## Short exercise
Every record must be transcribed in its entirety, apart from the images, which are to be omitted.

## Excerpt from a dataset
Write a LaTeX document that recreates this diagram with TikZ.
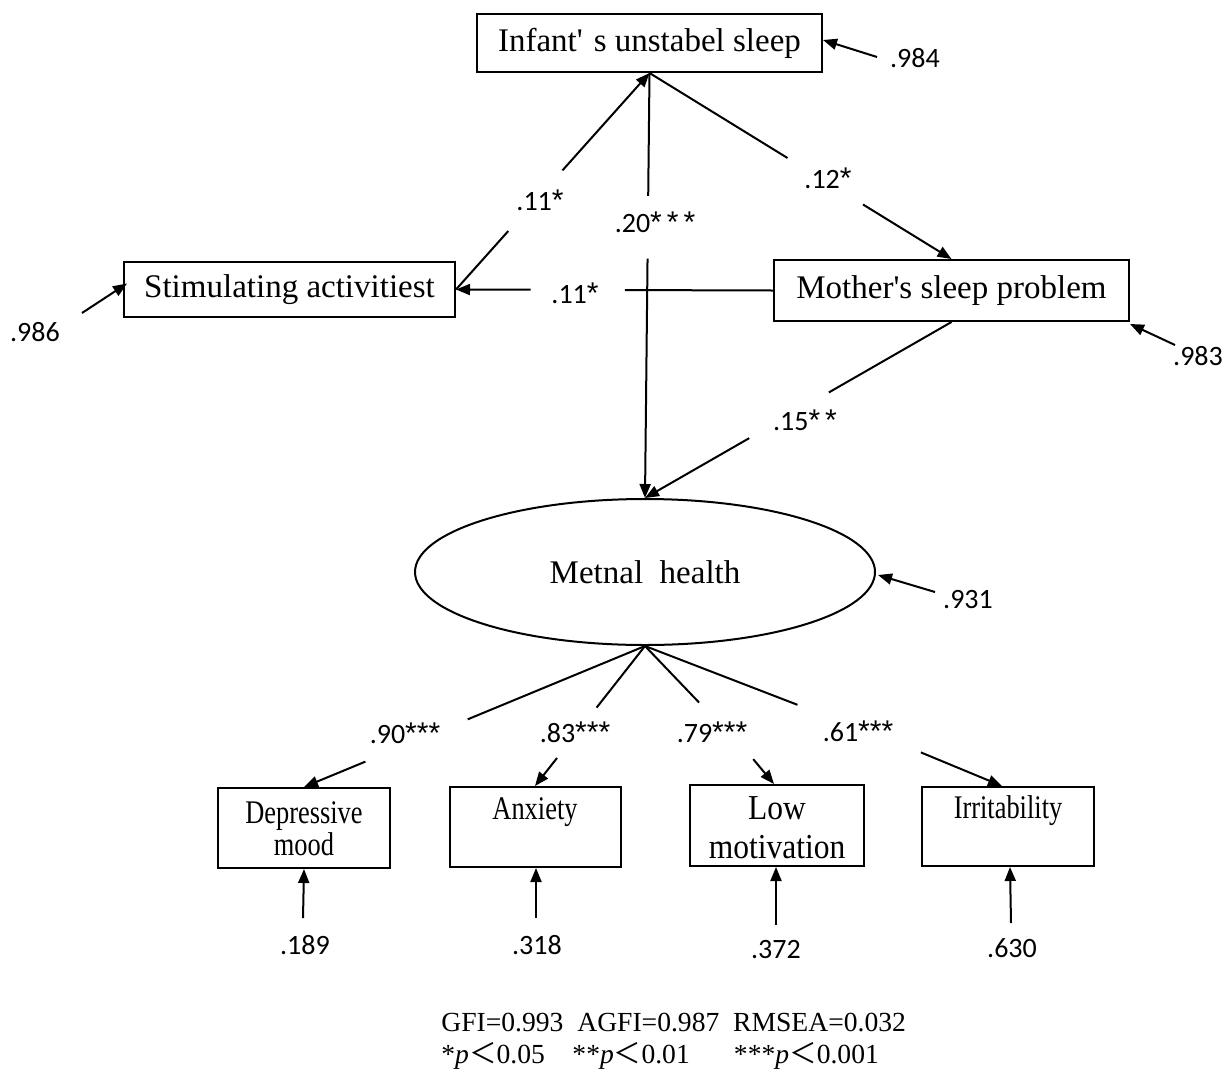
\documentclass[tikz,border=0pt]{standalone}
\usepackage{fontspec}
\setmainfont{Liberation Serif}
\newfontfamily\numfont{Carlito}
\newfontfamily\astfont{Liberation Sans}
\newfontfamily\apfont{Liberation Serif}
\newfontfamily\cjkfont{Noto Sans CJK SC}
\newcommand\myst[1]{{\astfont\fontsize{15}{16}\selectfont #1}}
\usetikzlibrary{arrows.meta,calc,shapes.geometric}
\begin{document}
\begin{tikzpicture}[x=0.5pt,y=-0.5pt,
  ln/.style={line width=1pt},
  arr/.style={line width=1pt,-{Triangle[length=7pt,width=5.5pt]}},
  bigbox/.style={draw,line width=1pt,inner sep=0pt,font=\fontsize{16.5}{19}\selectfont},
  smallbox/.style={draw,line width=1pt,inner sep=0pt,minimum width=86pt,minimum height=40pt},
  smalltxt/.style={inner sep=0pt,align=center,font=\fontsize{16.5}{16}\selectfont},
  num/.style={inner sep=0pt,font=\numfont\fontsize{14}{16}\selectfont},
  foot/.style={inner sep=0pt,anchor=west,font=\fontsize{13.8}{17}\selectfont}
]
\useasboundingbox (0,0) rectangle (1225,1071);

% main nodes
\node[bigbox,minimum width=172.5pt,minimum height=29pt] (inf) at (649.5,43) {Infant{\apfont '}\,\,s unstabel sleep};
\node[bigbox,minimum width=165.5pt,minimum height=27.5pt] (stim) at (289.5,289.5) {Stimulating activitiest};
\node[bigbox,minimum width=177.5pt,minimum height=30.5pt] (moth) at (951.5,290.5) {Mother{\apfont '}s sleep problem};
\node[draw,ellipse,line width=1pt,inner sep=0pt,minimum width=230pt,minimum height=73pt,
      font=\fontsize{16.5}{19}\selectfont] (mh) at (645,572) {Metnal\ \ health};

% indicator boxes
\node[smallbox] (dep) at (304,828) {};
\node[smalltxt] (dept) at (304,829) {\scalebox{0.8}[1]{Depressive}\\[0pt]\scalebox{0.8}[1]{mood}};
\node[smallbox,minimum width=85.5pt] (anx) at (535,827) {};
\node[smalltxt] (anxt) at (535,812) {\scalebox{0.8}[1]{Anxiety}};
\node[smallbox,minimum width=87pt,minimum height=40.5pt] (low) at (777,825.5) {};
\node[smalltxt,font=\fontsize{17.5}{19.5}\selectfont] (lowt) at (777,828) {\scalebox{0.9}[1]{Low}\\\scalebox{0.9}[1]{motivation}};
\node[smallbox,minimum height=39.5pt] (irr) at (1008,826.5) {};
\node[smalltxt] (irrt) at (1008,811) {\scalebox{0.8}[1]{Irritability}};

% stim -> inf
\draw[ln] (stim.east) -- ($(stim.east)!0.27!(inf.south)$);
\draw[arr] ($(stim.east)!0.55!(inf.south)$) -- (inf.south);
\node[num] (l1) at (540,200) {.11\myst{*}};

% inf -> mh
\draw[ln] (inf.south) -- ($(inf.south)!0.289!(mh.north)$);
\draw[arr] ($(inf.south)!0.437!(mh.north)$) -- (mh.north);
\node[num] (l2) at (655,222) {.20\myst{*\,*\,*}};

% inf -> moth
\draw[ln] (inf.south) -- ($(inf.south)!0.457!(moth.north)$);
\draw[arr] ($(inf.south)!0.707!(moth.north)$) -- (moth.north);
\node[num] (l3) at (828,178) {.12\myst{*}};

% moth -> stim
\draw[ln] (moth.west) -- ($(moth.west)!0.467!(stim.east)$);
\draw[arr] ($(moth.west)!0.765!(stim.east)$) -- (stim.east);
\node[num] (l4) at (575,293) {.11\myst{*}};

% moth -> mh
\draw[ln] (moth.south) -- ($(moth.south)!0.4!(mh.north)$);
\draw[arr] ($(moth.south)!0.66!(mh.north)$) -- (mh.north);
\node[num] (l5) at (805,420) {.15\myst{*\,*}};

% mh -> indicators
\draw[ln] (mh.south) -- ($(mh.south)!0.52!(dep.north)$);
\draw[arr] ($(mh.south)!0.82!(dep.north)$) -- (dep.north);
\node[num] (l6) at (405,733) {.90\myst{***}};
\draw[ln] (mh.south) -- ($(mh.south)!0.44!(anx.north)$);
\draw[arr] ($(mh.south)!0.80!(anx.north)$) -- (anx.north);
\node[num] (l7) at (575,732) {.83\myst{***}};
\draw[ln] (mh.south) -- ($(mh.south)!0.41!(low.north)$);
\draw[arr] ($(mh.south)!0.82!(low.north)$) -- ($(low.north)+(-3,0)$);
\node[num] (l8) at (712,732) {.79\myst{***}};
\draw[ln] (mh.south) -- ($(mh.south)!0.42!(irr.north)$);
\draw[arr] ($(mh.south)!0.76!(irr.north)$) -- ($(irr.north)+(-6,0)$);
\node[num] (l9) at (858,731) {.61\myst{***}};

% error terms
\node[num] (e984) at (915,58) {.984};
\coordinate (t984) at (877,57);
\draw[arr] (t984) -- ($(inf.east)+(0,-3)$);
\node[num] (e986) at (35,332) {.986};
\coordinate (t986) at (82,313);
\draw[arr] (t986) -- ($(stim.west)+(4,-6)$);
\node[num] (e983) at (1198,356) {.983};
\coordinate (t983) at (1175,345);
\draw[arr] (t983) -- ($(moth.south east)+(0,2)$);
\node[num] (e931) at (968,600) {.931};
\coordinate (t931) at (935,592);
\draw[arr] (t931) -- ($(mh.east)+(2,3)$);

\node[num] (e189) at (305,945) {.189};
\coordinate (t189) at (303,918);
\draw[arr] (t189) -- (dep.south);
\node[num] (e318) at (537,945) {.318};
\coordinate (t318) at (536,918);
\draw[arr] (t318) -- ($(anx.south)+(1,0)$);
\node[num] (e372) at (776,950) {.372};
\coordinate (t372) at (776,925);
\draw[arr] (t372) -- ($(low.south)+(-1,0)$);
\node[num] (e630) at (1012,948) {.630};
\coordinate (t630) at (1011,923);
\draw[arr] (t630) -- ($(irr.south)+(2,0)$);

% footer
\node[foot] (fit) at (441,1022) {GFI=0.993\ \ AGFI=0.987\ \ RMSEA=0.032};
\node[foot] (sig) at (441,1056) {*\textit{p}{\cjkfont ＜}0.05\hspace{1em}**\textit{p}{\cjkfont ＜}0.01\hspace{1.6em}***\textit{p}{\cjkfont ＜}0.001};
\end{tikzpicture}
\end{document}
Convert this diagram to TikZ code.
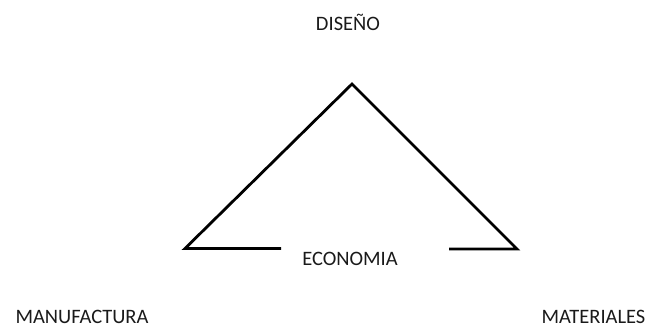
\documentclass[tikz,border=0pt]{standalone}
\usepackage{fontspec}
\setmainfont{Carlito}
\definecolor{ink}{HTML}{000000}
\definecolor{txt}{HTML}{1A1A1A}

\begin{document}
\begin{tikzpicture}[
    x=1pt, y=-1pt,
    edge/.style={draw=ink, line width=2.8pt, line join=miter},
    lbl/.style={font=\fontsize{20.5}{24}\selectfont, text=txt, anchor=base, inner sep=0pt},
]
\useasboundingbox (0,0) rectangle (650,329);

% ── Corners of the triangle ──
\coordinate (apex) at (352,84);
\coordinate (lcorner) at (185,248.5);
\coordinate (rcorner) at (517,249);
\coordinate (lgap) at (281,248.5);
\coordinate (rgap) at (449,249);

% ── Labels ──
\node[lbl] (diseno) at (348,31) {DISEÑO};
\node[lbl] (economia) at (350,265) {ECONOMIA};
\node[lbl] (manufactura) at (82,323) {MANUFACTURA};
\node[lbl] (materiales) at (593.5,323) {MATERIALES};

% ── Triangle, open at the base ──
\draw[edge] (lgap) -- (lcorner) -- (apex) -- (rcorner) -- (rgap);

\end{tikzpicture}
\end{document}
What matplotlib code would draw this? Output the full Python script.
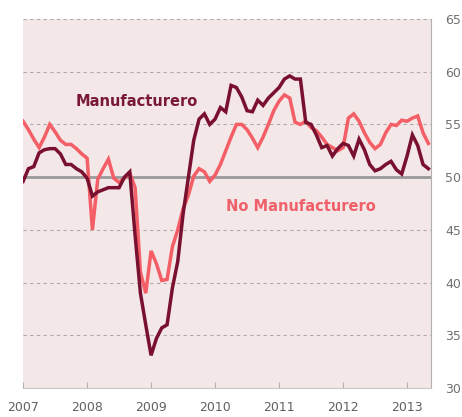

## Exercise answer
Write a LaTeX document that recreates this diagram with TikZ.
\documentclass[tikz,border=0pt]{standalone}
\usepackage{fontspec}
\setmainfont{Liberation Serif}
\newfontfamily\numfont{Carlito}
\newfontfamily\astfont{Liberation Sans}
\newfontfamily\apfont{Liberation Serif}
\newfontfamily\cjkfont{Noto Sans CJK SC}
\newcommand\myst[1]{{\astfont\fontsize{15}{16}\selectfont #1}}
\usetikzlibrary{arrows.meta,calc,shapes.geometric}
\begin{document}
\begin{tikzpicture}[x=0.5pt,y=-0.5pt,
  ln/.style={line width=1pt},
  arr/.style={line width=1pt,-{Triangle[length=7pt,width=5.5pt]}},
  bigbox/.style={draw,line width=1pt,inner sep=0pt,font=\fontsize{16.5}{19}\selectfont},
  smallbox/.style={draw,line width=1pt,inner sep=0pt,minimum width=86pt,minimum height=40pt},
  smalltxt/.style={inner sep=0pt,align=center,font=\fontsize{16.5}{16}\selectfont},
  num/.style={inner sep=0pt,font=\numfont\fontsize{14}{16}\selectfont},
  foot/.style={inner sep=0pt,anchor=west,font=\fontsize{13.8}{17}\selectfont}
]
\useasboundingbox (0,0) rectangle (1225,1071);

% main nodes
\node[bigbox,minimum width=172.5pt,minimum height=29pt] (inf) at (649.5,43) {Infant{\apfont '}\,\,s unstabel sleep};
\node[bigbox,minimum width=165.5pt,minimum height=27.5pt] (stim) at (289.5,289.5) {Stimulating activitiest};
\node[bigbox,minimum width=177.5pt,minimum height=30.5pt] (moth) at (951.5,290.5) {Mother{\apfont '}s sleep problem};
\node[draw,ellipse,line width=1pt,inner sep=0pt,minimum width=230pt,minimum height=73pt,
      font=\fontsize{16.5}{19}\selectfont] (mh) at (645,572) {Metnal\ \ health};

% indicator boxes
\node[smallbox] (dep) at (304,828) {};
\node[smalltxt] (dept) at (304,829) {\scalebox{0.8}[1]{Depressive}\\[0pt]\scalebox{0.8}[1]{mood}};
\node[smallbox,minimum width=85.5pt] (anx) at (535,827) {};
\node[smalltxt] (anxt) at (535,812) {\scalebox{0.8}[1]{Anxiety}};
\node[smallbox,minimum width=87pt,minimum height=40.5pt] (low) at (777,825.5) {};
\node[smalltxt,font=\fontsize{17.5}{19.5}\selectfont] (lowt) at (777,828) {\scalebox{0.9}[1]{Low}\\\scalebox{0.9}[1]{motivation}};
\node[smallbox,minimum height=39.5pt] (irr) at (1008,826.5) {};
\node[smalltxt] (irrt) at (1008,811) {\scalebox{0.8}[1]{Irritability}};

% stim -> inf
\draw[ln] (stim.east) -- ($(stim.east)!0.27!(inf.south)$);
\draw[arr] ($(stim.east)!0.55!(inf.south)$) -- (inf.south);
\node[num] (l1) at (540,200) {.11\myst{*}};

% inf -> mh
\draw[ln] (inf.south) -- ($(inf.south)!0.289!(mh.north)$);
\draw[arr] ($(inf.south)!0.437!(mh.north)$) -- (mh.north);
\node[num] (l2) at (655,222) {.20\myst{*\,*\,*}};

% inf -> moth
\draw[ln] (inf.south) -- ($(inf.south)!0.457!(moth.north)$);
\draw[arr] ($(inf.south)!0.707!(moth.north)$) -- (moth.north);
\node[num] (l3) at (828,178) {.12\myst{*}};

% moth -> stim
\draw[ln] (moth.west) -- ($(moth.west)!0.467!(stim.east)$);
\draw[arr] ($(moth.west)!0.765!(stim.east)$) -- (stim.east);
\node[num] (l4) at (575,293) {.11\myst{*}};

% moth -> mh
\draw[ln] (moth.south) -- ($(moth.south)!0.4!(mh.north)$);
\draw[arr] ($(moth.south)!0.66!(mh.north)$) -- (mh.north);
\node[num] (l5) at (805,420) {.15\myst{*\,*}};

% mh -> indicators
\draw[ln] (mh.south) -- ($(mh.south)!0.52!(dep.north)$);
\draw[arr] ($(mh.south)!0.82!(dep.north)$) -- (dep.north);
\node[num] (l6) at (405,733) {.90\myst{***}};
\draw[ln] (mh.south) -- ($(mh.south)!0.44!(anx.north)$);
\draw[arr] ($(mh.south)!0.80!(anx.north)$) -- (anx.north);
\node[num] (l7) at (575,732) {.83\myst{***}};
\draw[ln] (mh.south) -- ($(mh.south)!0.41!(low.north)$);
\draw[arr] ($(mh.south)!0.82!(low.north)$) -- ($(low.north)+(-3,0)$);
\node[num] (l8) at (712,732) {.79\myst{***}};
\draw[ln] (mh.south) -- ($(mh.south)!0.42!(irr.north)$);
\draw[arr] ($(mh.south)!0.76!(irr.north)$) -- ($(irr.north)+(-6,0)$);
\node[num] (l9) at (858,731) {.61\myst{***}};

% error terms
\node[num] (e984) at (915,58) {.984};
\coordinate (t984) at (877,57);
\draw[arr] (t984) -- ($(inf.east)+(0,-3)$);
\node[num] (e986) at (35,332) {.986};
\coordinate (t986) at (82,313);
\draw[arr] (t986) -- ($(stim.west)+(4,-6)$);
\node[num] (e983) at (1198,356) {.983};
\coordinate (t983) at (1175,345);
\draw[arr] (t983) -- ($(moth.south east)+(0,2)$);
\node[num] (e931) at (968,600) {.931};
\coordinate (t931) at (935,592);
\draw[arr] (t931) -- ($(mh.east)+(2,3)$);

\node[num] (e189) at (305,945) {.189};
\coordinate (t189) at (303,918);
\draw[arr] (t189) -- (dep.south);
\node[num] (e318) at (537,945) {.318};
\coordinate (t318) at (536,918);
\draw[arr] (t318) -- ($(anx.south)+(1,0)$);
\node[num] (e372) at (776,950) {.372};
\coordinate (t372) at (776,925);
\draw[arr] (t372) -- ($(low.south)+(-1,0)$);
\node[num] (e630) at (1012,948) {.630};
\coordinate (t630) at (1011,923);
\draw[arr] (t630) -- ($(irr.south)+(2,0)$);

% footer
\node[foot] (fit) at (441,1022) {GFI=0.993\ \ AGFI=0.987\ \ RMSEA=0.032};
\node[foot] (sig) at (441,1056) {*\textit{p}{\cjkfont ＜}0.05\hspace{1em}**\textit{p}{\cjkfont ＜}0.01\hspace{1.6em}***\textit{p}{\cjkfont ＜}0.001};
\end{tikzpicture}
\end{document}
Convert this diagram to TikZ code.
\documentclass[tikz,border=0pt]{standalone}
\usepackage{fontspec}
\setmainfont{Carlito}
\definecolor{ink}{HTML}{000000}
\definecolor{txt}{HTML}{1A1A1A}

\begin{document}
\begin{tikzpicture}[
    x=1pt, y=-1pt,
    edge/.style={draw=ink, line width=2.8pt, line join=miter},
    lbl/.style={font=\fontsize{20.5}{24}\selectfont, text=txt, anchor=base, inner sep=0pt},
]
\useasboundingbox (0,0) rectangle (650,329);

% ── Corners of the triangle ──
\coordinate (apex) at (352,84);
\coordinate (lcorner) at (185,248.5);
\coordinate (rcorner) at (517,249);
\coordinate (lgap) at (281,248.5);
\coordinate (rgap) at (449,249);

% ── Labels ──
\node[lbl] (diseno) at (348,31) {DISEÑO};
\node[lbl] (economia) at (350,265) {ECONOMIA};
\node[lbl] (manufactura) at (82,323) {MANUFACTURA};
\node[lbl] (materiales) at (593.5,323) {MATERIALES};

% ── Triangle, open at the base ──
\draw[edge] (lgap) -- (lcorner) -- (apex) -- (rcorner) -- (rgap);

\end{tikzpicture}
\end{document}
What matplotlib code would draw this? Output the full Python script.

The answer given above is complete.